Despite his stridently nationalist rhetoric, Beijing’s ‘sharp power’ poses no threat to other nations, according to Chinese President Xi Jinping.
Speaking at the close of the annual session of the National People’s Congress yesterday, Xi, who was given a second five-year term over the weekend, also stressed the leadership of the Chinese Communist Party (CCP) over all aspects of the Chinese society, the Straits Times reports.
“China will never develop itself at the expense of the interests of other countries,” he said. “China’s development will not pose a threat to any country… China will never seek hegemony and never engage in expansion,” he added.
Xi’s claims came as the Foreign Affairs Committee of the US House of Representatives prepared to hold a hearing on “U.S. Responses to China’s Foreign Influence Operations.” Witnesses included Shanthi Kalathil, Director of the National Endowment for Democracy’s International Forum for Democratic Studies.
“As China’s power grows, so too does its influence,” said committee chairman Rep.

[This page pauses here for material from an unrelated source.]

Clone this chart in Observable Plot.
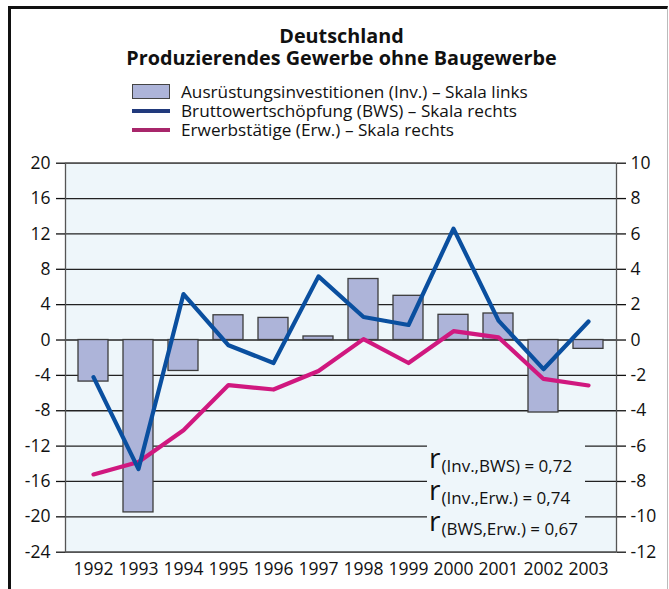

Ted Yoho. “An outgrowth of its totalitarian control at home, China’s foreign influence operations have been called ‘sharp power,’ differing from the traditional model of ‘soft power’ because they are covert and coercive. They are based not on China’s inherent attractiveness and persuasiveness, but on the Chinese Communist Party’s ability to control information and suppress criticism and competing ideas.”
Xi transformed this year’s extended meeting into an adulatory celebration of him and his policies to permanently install the Communist Party at the heart of China’s resurgence. He is now officially China’s “national helmsman,” an accolade echoing one of the honorifics used for Mao, the “great helmsman,” the New York Times adds.
“I don’t like the word Maoist, but Xi really is bringing back the party in charge, but also bringing back a personified power in charge,” said Ryan Manuel, an expert on the Chinese Communist Party at the University of Hong Kong. “But personifying power has risks,” he said. “Xi has, better than anyone since Mao, gone around the checks and balances that were placed on him.”
Broken post-Mao-era taboo
“Xi and his supporters within the Chinese Communist Party have broken the post-Mao-era taboo of promoting one individual leader above the whole party,” said Anne-Marie Brady, a professor of political science at the University of Canterbury in New Zealand who studies Chinese propaganda.
The sharp elbows behind Beijing’s sharp power were in evidence at the United Nations this week.
The Chinese government interrupted UN testimony by one of its most well-known former political prisoners, who took the floor on behalf of the Geneva based human rights group UN Watch, as he addressed the 47-nation Human Rights Council in Geneva. China lashed out at the end, saying in a right of reply that “NGOs and individuals with ulterior motives use this forum to fulfill their evil purposes,” UN Watch reports:
Before the speech, one of the Chinese government delegates sought to intimidate the speaker, Dr. Yang Jianli (right), by taking pictures of him outside the hall for more than 10 minutes. UN Watch has filed a formal complaint with UNHRC President Vojislav Suc, demanding that the Chinese delegate-believed to be Mr. Wei Zhimin be permanently expelled from the UN.
Only moments into his speech, Dr. Yang was interrupted by China, which falsely claimed that he was not properly accredited with UN Watch. In two other interruptions, China claimed that Yang was not addressing the correct topic, which was universal human rights as enshrined in the 1993 Vienna Declaration. In 2014, as reported in the New York Times, China also spied on and intimidated a Chinese human rights defender brought by UN Watch. In 2015, Reuters reported on China’s escalating use of intimidation tactics to silence its critics at the UN.
“The Chinese delegation were trying to intimidate me, but their efforts were in vain,” said Dr. Yang. “They should know me better: I endured lengthy solitary confinement, and even a death threat.”
“I really appreciate that UN Watch granted me this rare opportunity to directly confront the Chinese government, and to make the true voice of the Chinese people heard at the UN and before the world, to give a voice for the voiceless.”
Meanwhile, a debate over whether Beijing’s Belt and Road Initiative (BRI) is a form of Chinese state-sponsored power projection is still raging, as is the question of whether the BRI is a form of soft power or sharp power, analyst Alessandro Arduino writes for the Diplomat.
Democratic Taiwan threatened?
The acclaim for Xi and his stridently nationalist rhetoric has unnerved Chinese people and foreign observers who fear hubris by a leader unrestrained by checks and balances, the Times adds:
In private chats over recent weeks, retired officials and academics in Beijing have also said Mr. Xi’s inflated power may encourage him to press harder for the return of Taiwan, the democratically governed island that Beijing views as a breakaway province. Mr. Xi’s latest comments appeared likely to encourage that view.
“Now you have almost all the power in your hands, and you have all the trusted people on your team, you need to deliver miracles,” said Ding Xueliang, a professor at the Hong Kong University of Science and Technology who studies Chinese politics. “Xi Jinping needs to deliver something big, and Taiwan is something very, very big.”